Testing Bifacial Modules with Fluke I-V Curve Tracers
The Fluke SMFT-1000 and PVA-1500 tools capture tilt angle, module temperature, and frontside
irradiance during an I-V curve test. Capturing these data points allows the software to translate
the measured I-V curve to what the curve would have been under standard test conditions of
1000 W/m2 and 25°C cell temperature. This information helps compare the actual performance
of a module or string of modules to what the manufacturer says the results should be or to
other test results.
Since bifacial modules gain performance from backside irradiance, which is not included when
rated under standard test conditions, their field performance will exceed their rating at STC.
This difference can make it challenging to compare the measured results to the manufacturer's
rating since the actual performance of the module will often exceed what's expected. Bifacial
modules are usually compared between measurements instead of comparing the measured
results translated to STC to the manufacturer's rating. When comparing test results of different
modules or strings of modules, it's critical to ensure that they are the same module
manufacturer and model, have the same number of modules in series, and are mounted at the
same tilt angle and orientation.
Comparing Test Results
To identify outliers and ensure consistent performance across different strings of modules,
compare each string's fill factor (SMFT & PVA), performance factor (PVA only), and I-V curve.

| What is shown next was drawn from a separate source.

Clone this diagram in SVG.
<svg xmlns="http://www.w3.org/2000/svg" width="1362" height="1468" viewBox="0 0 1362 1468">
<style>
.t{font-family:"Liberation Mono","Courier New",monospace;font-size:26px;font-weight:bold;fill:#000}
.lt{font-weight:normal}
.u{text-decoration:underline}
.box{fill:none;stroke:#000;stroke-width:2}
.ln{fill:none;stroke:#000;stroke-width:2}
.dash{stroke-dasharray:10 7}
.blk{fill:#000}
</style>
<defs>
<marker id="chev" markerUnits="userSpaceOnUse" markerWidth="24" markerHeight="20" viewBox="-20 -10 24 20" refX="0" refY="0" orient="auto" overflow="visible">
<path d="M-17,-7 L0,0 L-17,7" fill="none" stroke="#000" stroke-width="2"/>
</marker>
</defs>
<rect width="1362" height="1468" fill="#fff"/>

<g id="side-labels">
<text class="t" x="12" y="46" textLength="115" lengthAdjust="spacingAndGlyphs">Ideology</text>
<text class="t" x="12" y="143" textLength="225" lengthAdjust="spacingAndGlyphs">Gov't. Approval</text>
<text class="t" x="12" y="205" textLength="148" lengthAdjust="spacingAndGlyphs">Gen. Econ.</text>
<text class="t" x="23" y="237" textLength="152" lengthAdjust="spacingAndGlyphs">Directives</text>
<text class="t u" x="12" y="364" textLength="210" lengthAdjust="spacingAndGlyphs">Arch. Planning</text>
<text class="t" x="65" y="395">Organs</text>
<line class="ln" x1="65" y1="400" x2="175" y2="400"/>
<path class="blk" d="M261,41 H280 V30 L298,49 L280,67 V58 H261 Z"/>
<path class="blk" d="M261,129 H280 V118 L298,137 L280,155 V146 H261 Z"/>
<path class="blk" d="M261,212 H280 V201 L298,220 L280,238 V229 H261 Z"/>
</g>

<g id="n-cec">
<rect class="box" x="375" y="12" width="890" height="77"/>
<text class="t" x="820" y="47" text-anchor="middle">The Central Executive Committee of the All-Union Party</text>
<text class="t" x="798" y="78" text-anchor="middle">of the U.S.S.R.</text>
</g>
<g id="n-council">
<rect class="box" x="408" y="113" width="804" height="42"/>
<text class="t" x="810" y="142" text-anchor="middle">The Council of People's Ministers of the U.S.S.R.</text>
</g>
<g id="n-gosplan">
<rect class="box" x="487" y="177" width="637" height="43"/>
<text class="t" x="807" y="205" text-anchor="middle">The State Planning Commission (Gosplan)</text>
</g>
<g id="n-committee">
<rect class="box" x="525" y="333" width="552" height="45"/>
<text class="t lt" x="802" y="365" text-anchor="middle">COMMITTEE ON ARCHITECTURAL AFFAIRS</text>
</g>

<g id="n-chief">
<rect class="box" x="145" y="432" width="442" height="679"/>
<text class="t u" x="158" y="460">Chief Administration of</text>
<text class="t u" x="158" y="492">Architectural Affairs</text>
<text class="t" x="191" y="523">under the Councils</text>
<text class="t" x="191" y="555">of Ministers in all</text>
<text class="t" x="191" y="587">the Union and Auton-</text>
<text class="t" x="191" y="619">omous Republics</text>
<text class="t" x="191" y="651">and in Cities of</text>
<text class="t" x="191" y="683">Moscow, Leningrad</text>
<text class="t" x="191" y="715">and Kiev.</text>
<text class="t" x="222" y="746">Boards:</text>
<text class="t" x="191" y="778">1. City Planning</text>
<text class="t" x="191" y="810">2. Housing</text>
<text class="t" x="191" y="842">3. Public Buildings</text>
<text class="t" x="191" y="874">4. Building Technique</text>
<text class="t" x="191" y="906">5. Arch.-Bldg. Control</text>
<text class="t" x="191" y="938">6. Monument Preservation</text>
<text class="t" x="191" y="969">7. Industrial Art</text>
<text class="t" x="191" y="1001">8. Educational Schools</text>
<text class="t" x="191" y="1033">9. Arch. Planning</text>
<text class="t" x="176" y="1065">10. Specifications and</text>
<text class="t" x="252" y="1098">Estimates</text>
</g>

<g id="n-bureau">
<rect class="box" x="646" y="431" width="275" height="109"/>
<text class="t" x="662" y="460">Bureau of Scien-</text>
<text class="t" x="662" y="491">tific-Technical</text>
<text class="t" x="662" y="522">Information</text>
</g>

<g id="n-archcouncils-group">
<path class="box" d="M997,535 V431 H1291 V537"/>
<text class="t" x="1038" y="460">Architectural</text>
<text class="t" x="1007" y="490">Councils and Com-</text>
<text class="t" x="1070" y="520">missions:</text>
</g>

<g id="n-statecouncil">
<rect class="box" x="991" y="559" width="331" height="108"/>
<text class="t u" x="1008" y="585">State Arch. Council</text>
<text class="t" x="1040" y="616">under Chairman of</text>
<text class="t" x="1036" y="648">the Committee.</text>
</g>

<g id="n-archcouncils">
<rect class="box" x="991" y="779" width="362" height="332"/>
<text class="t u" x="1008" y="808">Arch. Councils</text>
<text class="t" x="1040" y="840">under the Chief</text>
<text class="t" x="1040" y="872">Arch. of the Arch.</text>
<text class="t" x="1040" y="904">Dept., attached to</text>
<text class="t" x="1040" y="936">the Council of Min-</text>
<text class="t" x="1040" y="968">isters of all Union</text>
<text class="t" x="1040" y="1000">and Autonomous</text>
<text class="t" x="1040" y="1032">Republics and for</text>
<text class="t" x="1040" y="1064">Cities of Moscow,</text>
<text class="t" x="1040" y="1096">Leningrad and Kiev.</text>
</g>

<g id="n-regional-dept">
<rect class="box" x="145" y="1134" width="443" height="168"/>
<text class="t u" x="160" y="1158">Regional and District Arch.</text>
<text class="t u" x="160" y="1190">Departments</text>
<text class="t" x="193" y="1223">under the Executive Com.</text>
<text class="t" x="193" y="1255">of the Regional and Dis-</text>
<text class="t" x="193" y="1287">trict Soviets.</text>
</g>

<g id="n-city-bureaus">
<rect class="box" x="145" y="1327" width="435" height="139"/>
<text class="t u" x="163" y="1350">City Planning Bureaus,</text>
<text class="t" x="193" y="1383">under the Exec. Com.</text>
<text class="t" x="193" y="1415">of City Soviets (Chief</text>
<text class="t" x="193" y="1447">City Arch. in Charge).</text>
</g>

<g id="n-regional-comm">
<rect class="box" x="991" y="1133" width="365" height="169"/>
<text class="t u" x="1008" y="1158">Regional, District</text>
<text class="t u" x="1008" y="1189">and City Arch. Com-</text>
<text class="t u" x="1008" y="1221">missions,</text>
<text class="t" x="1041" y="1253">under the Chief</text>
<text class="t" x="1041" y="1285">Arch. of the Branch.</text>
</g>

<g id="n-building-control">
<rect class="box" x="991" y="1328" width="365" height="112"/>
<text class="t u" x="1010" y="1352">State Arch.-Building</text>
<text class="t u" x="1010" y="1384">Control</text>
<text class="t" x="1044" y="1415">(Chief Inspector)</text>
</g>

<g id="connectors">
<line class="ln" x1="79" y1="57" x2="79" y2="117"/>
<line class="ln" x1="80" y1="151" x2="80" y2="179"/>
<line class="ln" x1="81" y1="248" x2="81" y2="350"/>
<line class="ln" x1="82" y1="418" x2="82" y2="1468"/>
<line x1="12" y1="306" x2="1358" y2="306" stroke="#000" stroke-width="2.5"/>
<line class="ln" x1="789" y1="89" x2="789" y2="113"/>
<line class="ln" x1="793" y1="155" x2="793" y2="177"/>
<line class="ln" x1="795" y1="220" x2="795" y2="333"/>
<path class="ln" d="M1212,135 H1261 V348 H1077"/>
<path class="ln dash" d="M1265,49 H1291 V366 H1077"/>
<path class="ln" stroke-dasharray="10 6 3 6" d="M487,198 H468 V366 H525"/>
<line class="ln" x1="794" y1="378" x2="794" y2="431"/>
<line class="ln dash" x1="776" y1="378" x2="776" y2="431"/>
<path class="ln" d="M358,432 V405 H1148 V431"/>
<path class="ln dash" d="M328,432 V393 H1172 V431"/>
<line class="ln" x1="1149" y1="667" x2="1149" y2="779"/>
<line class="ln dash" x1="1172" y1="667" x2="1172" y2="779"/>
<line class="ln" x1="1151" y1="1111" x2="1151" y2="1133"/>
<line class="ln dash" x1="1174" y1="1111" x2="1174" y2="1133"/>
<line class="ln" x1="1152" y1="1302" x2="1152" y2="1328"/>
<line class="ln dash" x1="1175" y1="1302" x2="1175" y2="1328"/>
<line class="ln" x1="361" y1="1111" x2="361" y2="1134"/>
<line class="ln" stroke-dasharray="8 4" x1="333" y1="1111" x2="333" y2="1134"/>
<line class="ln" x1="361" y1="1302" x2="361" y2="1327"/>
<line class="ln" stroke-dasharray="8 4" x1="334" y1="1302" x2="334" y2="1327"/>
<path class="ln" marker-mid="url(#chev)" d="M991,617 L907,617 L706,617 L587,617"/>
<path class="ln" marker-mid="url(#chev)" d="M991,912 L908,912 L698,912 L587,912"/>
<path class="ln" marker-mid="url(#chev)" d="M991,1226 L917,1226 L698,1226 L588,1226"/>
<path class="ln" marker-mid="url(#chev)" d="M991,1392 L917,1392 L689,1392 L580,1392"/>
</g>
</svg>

The fill factor (FF) is a metric used to identify curves that are operating less efficiently due to
deviations from normal I-V curve shape. The fill factor is calculated as the ratio of the
maximum power (the power at the maximum power point or MPP) to the product of open circuit
voltage (Voc) and short-circuit current (Isc) ((Imp x Vmp) ÷ (Isc x Voc) = Fill Factor). A
higher fill factor indicates higher efficiency. A low fill factor may indicate issues with the string
of modules, which would require further troubleshooting.
The 'Performance Factor' (PF) compares the actual power output to the expected power output
under actual conditions. It is a metric provided in the PVA-1500 PV analyzer and data analysis
tool software. Since the performance factor is a ratio of measured vs. expected power based on
frontside STC specifications, the performance factor with bifacial modules will typically exceed
100%. (Note: PF of 100%-120% is typical, up to 130% with snow-covered ground). Performance factor can still be used to
identify outliers, modules or strings with a performance factor lower than those of comparable
modules or strings under comparable conditions
The I-V curve of different tests can be overlaid in the SMFT-1000 and PVA-1500 software to
identify outliers quickly. The measured I-V curve translated to STC will typically outperform the
manufacturer's expected I-V curve at STC because of the backside gain. Still, they should be
similar to other comparable modules or strings.

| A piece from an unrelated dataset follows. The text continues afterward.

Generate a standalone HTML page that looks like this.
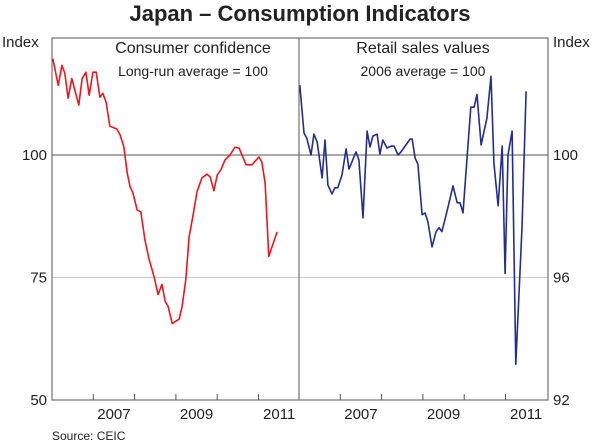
<!DOCTYPE html>
<html><head><meta charset="utf-8"><style>
html,body{margin:0;padding:0;background:#fff;}
svg{display:block;font-family:"Liberation Sans",Arial,sans-serif;}
</style></head><body>
<svg id="chart" width="600" height="444" viewBox="0 0 600 444">
<text x="300" y="21" text-anchor="middle" font-size="22" font-weight="bold" fill="#222">Japan – Consumption Indicators</text>
<text x="2" y="47" font-size="15" fill="#222">Index</text>
<text x="553" y="47" font-size="15" fill="#222">Index</text>
<text x="193" y="53" text-anchor="middle" font-size="16" fill="#222">Consumer confidence</text>
<text x="193" y="76" text-anchor="middle" font-size="14" fill="#222">Long-run average = 100</text>
<text x="423" y="53" text-anchor="middle" font-size="16" fill="#222">Retail sales values</text>
<text x="423" y="76" text-anchor="middle" font-size="14" fill="#222">2006 average = 100</text>
<text x="52" y="440" font-size="12" fill="#222">Source: CEIC</text>
<g id="grid"></g>
<g id="series"></g>
<rect x="52" y="38" width="496" height="362" fill="none" stroke="#555" stroke-width="1"/>
<line x1="299" y1="38" x2="299" y2="400" stroke="#555" stroke-width="1"/>
<g id="axes"></g>
</svg>
<script>
const leftDates=[2006.02,2006.15,2006.24,2006.31,2006.39,2006.48,2006.65,2006.73,2006.82,2006.90,2006.99,2007.07,2007.16,2007.23,2007.31,2007.40,2007.57,2007.65,2007.74,2007.82,2007.89,2007.96,2008.06,2008.15,2008.25,2008.35,2008.47,2008.57,2008.66,2008.74,2008.81,2008.91,2009.08,2009.15,2009.24,2009.32,2009.41,2009.51,2009.63,2009.75,2009.83,2009.92,2010.00,2010.09,2010.19,2010.31,2010.43,2010.53,2010.70,2010.84,2011.01,2011.08,2011.16,2011.25,2011.45];
const leftValues=[119.7,114.2,118.3,116.7,111.6,115.6,110.2,115.6,116.9,112.2,116.9,116.9,111.8,112.6,110.8,105.9,105.3,104.1,101.6,96.3,93.5,92.3,88.8,88.4,82.7,78.7,75.2,71.5,73.6,70.1,69.1,65.6,66.5,69.1,74.6,83.3,87.4,92.5,95.3,96.1,95.5,92.7,95.9,97.0,99.0,100.0,101.6,101.4,98.0,98.0,99.6,98.6,94.3,79.3,84.3];
const rightDates=[2006.02,2006.12,2006.19,2006.29,2006.36,2006.44,2006.56,2006.63,2006.70,2006.80,2006.87,2006.94,2007.04,2007.14,2007.21,2007.38,2007.45,2007.55,2007.65,2007.72,2007.79,2007.89,2007.96,2008.03,2008.13,2008.23,2008.30,2008.40,2008.47,2008.69,2008.74,2008.81,2008.88,2008.98,2009.05,2009.12,2009.22,2009.32,2009.39,2009.46,2009.58,2009.73,2009.83,2009.90,2009.97,2010.07,2010.16,2010.24,2010.31,2010.41,2010.55,2010.65,2010.72,2010.82,2010.92,2010.99,2011.06,2011.16,2011.25,2011.40,2011.50];
const rightValues=[102.28,100.72,100.55,100.0,100.68,100.42,99.25,100.49,99.02,98.73,98.93,98.93,99.35,100.2,99.54,100.1,99.84,97.95,100.78,100.26,100.62,100.68,100.03,100.49,100.23,100.29,100.29,100.0,100.1,100.52,100.52,99.9,99.7,98.05,98.11,97.82,97.0,97.5,97.63,97.5,98.15,98.99,98.44,98.44,98.11,99.93,101.56,101.56,101.98,100.33,101.2,102.57,99.74,98.34,100.29,96.13,100.0,100.78,93.17,97.63,102.08];
const leftTicks=[50,75,100];
const rightTicks=[92,96,100];
const yearTicks=[2007,2008,2009,2010,2011];
const yearLabels=[2007,2009,2011];

const NS="http://www.w3.org/2000/svg";
const plotTop=38,plotBot=400,pxYear=41.3;
const xL=t=>52+(t-2006)*pxYear;
const xR=t=>299+(t-2006)*pxYear;
const yL=v=>plotBot-(v-50)*(245/50);
const yR=v=>plotBot-(v-92)*(245/8);
function mk(tag,attrs,parent){const e=document.createElementNS(NS,tag);for(const k in attrs)e.setAttribute(k,attrs[k]);parent.appendChild(e);return e;}
const grid=document.getElementById('grid'),series=document.getElementById('series'),axes=document.getElementById('axes');
leftTicks.forEach(v=>{
  const y=yL(v);
  if(v>50){const g=mk('line',{x1:52,x2:548,y1:y,y2:y,stroke:v===100?'#555':'#ccc','stroke-width':1},grid);
    
    }
  const t=mk('text',{x:47,y:y+5,'text-anchor':'end','font-size':15,fill:'#222'},axes);t.textContent=v;
  
  
});
rightTicks.forEach(v=>{
  const t=mk('text',{x:553,y:yR(v)+5,'font-size':15,fill:'#222'},axes);t.textContent=v;
  
  
});
[xL,xR].forEach((xf,pi)=>{
  yearTicks.forEach(yr=>{const l=mk('line',{x1:xf(yr),x2:xf(yr),y1:plotBot,y2:plotBot-6,stroke:'#555'},axes);
    
    });
  yearLabels.forEach(yr=>{const t=mk('text',{x:xf(yr+0.5),y:419,'text-anchor':'middle','font-size':15,fill:'#222'},axes);t.textContent=yr;
    
    });
});
function line(d,v,xf,yf,color,name){
  const pts=d.map((t,i)=>xf(t).toFixed(1)+','+yf(v[i]).toFixed(1)).join(' ');
  const p=mk('polyline',{points:pts,fill:'none',stroke:color,'stroke-width':1.6,'stroke-linejoin':'round'},series);
  
  
}
line(leftDates,leftValues,xL,yL,'#f0141e','consumer-confidence-line');
line(rightDates,rightValues,xR,yR,'#232c94','retail-sales-line');
</script>
</body></html>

You can identify any underperforming modules or strings by comparing the fill factor,
performance factor, and the I-V curve of different strings. This comparison helps pinpoint issues
such as shading, soiling, or module degradation, allowing for targeted maintenance and
optimization. Using the Fluke SMFT-1000 and PVA-1500 for I-V curve tracing of bifacial modules
provides comprehensive insights into their performance. Accurate testing and detailed analysis
help optimize the installation and maximize the energy yield of bifacial solar modules.
Conclusion
Testing the performance of bifacial modules provides valuable insights into their effectiveness.

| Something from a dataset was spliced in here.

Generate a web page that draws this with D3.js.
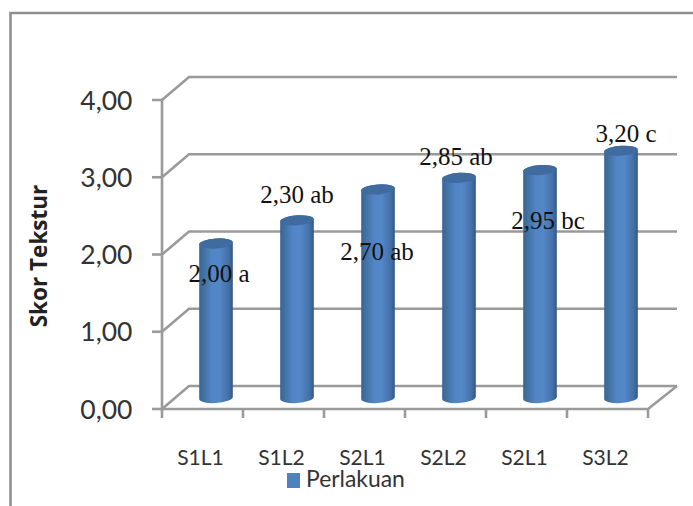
<!DOCTYPE html>
<html>
<head>
<meta charset="utf-8">
<script src="https://cdn.jsdelivr.net/npm/d3@7/dist/d3.min.js"></script>
<style>
html,body{margin:0;padding:0;background:#fff;overflow:hidden}
svg{display:block}
</style>
</head>
<body>
<svg id="chart" width="693" height="506"></svg>
<script>
// Chart values
const categories = ["S1L1", "S1L2", "S2L1", "S2L2", "S2L1", "S3L2"];
const scores = [2.00, 2.30, 2.70, 2.85, 2.95, 3.20];
const significance = ["a", "ab", "ab", "ab", "bc", "c"];
const yTicks = [0, 1, 2, 3, 4];
const yTitle = "Skor Tekstur";
const seriesName = "Perlakuan";

const comma = v => v.toFixed(2).replace(".", ",");

// Layout of the pseudo-3D plot box
const front = { left: 162, right: 648, bottom: 409, top: 100 };
const depth = { dx: 27, dy: -23 };
const gridColor = "#9a9a9a";
const gridWidth = 2.6;

// Hand-placed data label offsets from each bar's top centre
const labelShift = [
  { x: 3, y: 38.5 }, { x: 0, y: -17.5 }, { x: -1, y: 70.5 },
  { x: -3, y: -12.5 }, { x: 8, y: 58.5 }, { x: 5, y: -8.5 }
];

const svg = d3.select("#chart");
const x = d3.scaleBand().domain(d3.range(categories.length)).range([front.left, front.right]);
const y = d3.scaleLinear().domain([0, 4]).range([front.bottom, front.top]);

const defs = svg.append("defs");
const grad = defs.append("linearGradient").attr("id", "cyl");
[[0, "#3a6496"], [0.12, "#41709f"], [0.38, "#5285c6"], [0.6, "#5487c8"], [0.88, "#436fa6"], [1, "#34587f"]]
  .forEach(([o, c]) => grad.append("stop").attr("offset", o).attr("stop-color", c));

// Chart frame: only the top and left edges fall inside the crop
svg.append("path")
  .attr("d", "M10.5,506V13H693")
  .attr("fill", "none").attr("stroke", "#909090").attr("stroke-width", 2.6);

const wall = svg.append("g").attr("fill", "none").attr("stroke", gridColor).attr("stroke-width", gridWidth);

// Back wall gridlines with their diagonal run to the value axis
yTicks.forEach(t => {
  wall.append("path")
    .attr("d", d3.line()([
      [front.left, y(t)],
      [front.left + depth.dx, y(t) + depth.dy],
      [front.right + depth.dx + 2, y(t) + depth.dy]
    ]));
});
// Floor edge, value axis and tick marks
wall.append("path").attr("d", d3.line()([
  [front.left, y(0)], [front.right, y(0)], [front.right + depth.dx + 2, y(0) + depth.dy]
]));
wall.append("line")
  .attr("x1", front.left).attr("x2", front.left).attr("y1", y(4)).attr("y2", y(0) + 9);
yTicks.forEach(t => wall.append("line")
  .attr("x1", front.left - 10).attr("x2", front.left).attr("y1", y(t)).attr("y2", y(t)));
d3.range(1, categories.length + 1).forEach(i => {
  const px = front.left + x.step() * i;
  wall.append("line").attr("x1", px).attr("x2", px).attr("y1", y(0)).attr("y2", y(0) + 9);
});

// Value axis labels
svg.append("g").selectAll("text").data(yTicks).join("text")
  .attr("x", 132.5).attr("y", d => y(d) + 9.5)
  .attr("text-anchor", "end")
  .attr("font-family", "Lato, sans-serif")
  .attr("font-size", 26.5)
  .attr("fill", "#333")
  .text(comma);

// Value axis title
svg.append("text")
  .attr("transform", "translate(47,256) rotate(-90)")
  .attr("text-anchor", "middle")
  .attr("font-family", "'Open Sans', sans-serif")
  .attr("font-weight", 700)
  .attr("font-size", 22.5)
  .attr("fill", "#222")
  .text(yTitle);

// Category labels
svg.append("g").selectAll("text").data(categories).join("text")
  .attr("x", (d, i) => x(i) + x.bandwidth() / 2 - 2)
  .attr("y", 465)
  .attr("text-anchor", "middle")
  .attr("font-family", "Lato, sans-serif")
  .attr("font-size", 21)
  .attr("fill", "#333")
  .text(d => d);

// Cylinders stand halfway into the depth of the floor
const barW = x.bandwidth() * 0.415;
const rx = barW / 2, ry = 5;
const cx = i => x(i) + x.bandwidth() / 2 + depth.dx / 2;
const lift = -11;
const bars = svg.append("g").selectAll("g").data(scores).join("g");
bars.append("path")
  .attr("fill", "url(#cyl)")
  .attr("d", (d, i) => {
    const l = cx(i) - rx, r = cx(i) + rx, b = y(0) + lift, t = y(d) + lift;
    return `M${l},${t + 1}L${l},${b + 1}A${rx},${ry} -4 0 0 ${r},${b - 1}L${r},${t - 1}A${rx},${ry} -4 0 0 ${l},${t + 1}Z`;
  });
bars.append("ellipse")
  .attr("fill", "#3f6b9f")
  .attr("cx", (d, i) => cx(i)).attr("cy", d => y(d) + lift)
  .attr("rx", rx).attr("ry", ry)
  .attr("transform", (d, i) => `rotate(-4 ${cx(i)} ${y(d) + lift})`);

// Data labels: value plus significance letter
svg.append("g").selectAll("text").data(scores).join("text")
  .attr("x", (d, i) => cx(i) + labelShift[i].x)
  .attr("y", (d, i) => y(d) + lift + labelShift[i].y)
  .attr("text-anchor", "middle")
  .attr("font-family", "'Liberation Serif', serif")
  .attr("font-size", 25)
  .attr("fill", "#111")
  .text((d, i) => `${comma(d)} ${significance[i]}`);

// Legend
svg.append("rect").attr("x", 287).attr("y", 473).attr("width", 13).attr("height", 15).attr("fill", "#4f81bd");
svg.append("text")
  .attr("x", 306).attr("y", 487)
  .attr("font-family", "Lato, sans-serif")
  .attr("font-size", 22.9)
  .attr("fill", "#333")
  .text(seriesName);
</script>
</body>
</html>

While the bifacial factor is not included in modules' STC specs, using frontside irradiance
measured with Fluke SMFT-1000 and PVA-1500 allows for a consistent and comparable analysis
of bifacial module performance. By standardizing the approach to testing and comparison, solar
professionals can reliably assess the efficiency and quality of bifacial modules, even without
accounting for backside irradiance. This method identifies underperforming modules and
informs decisions for troubleshooting and maintaining solar arrays.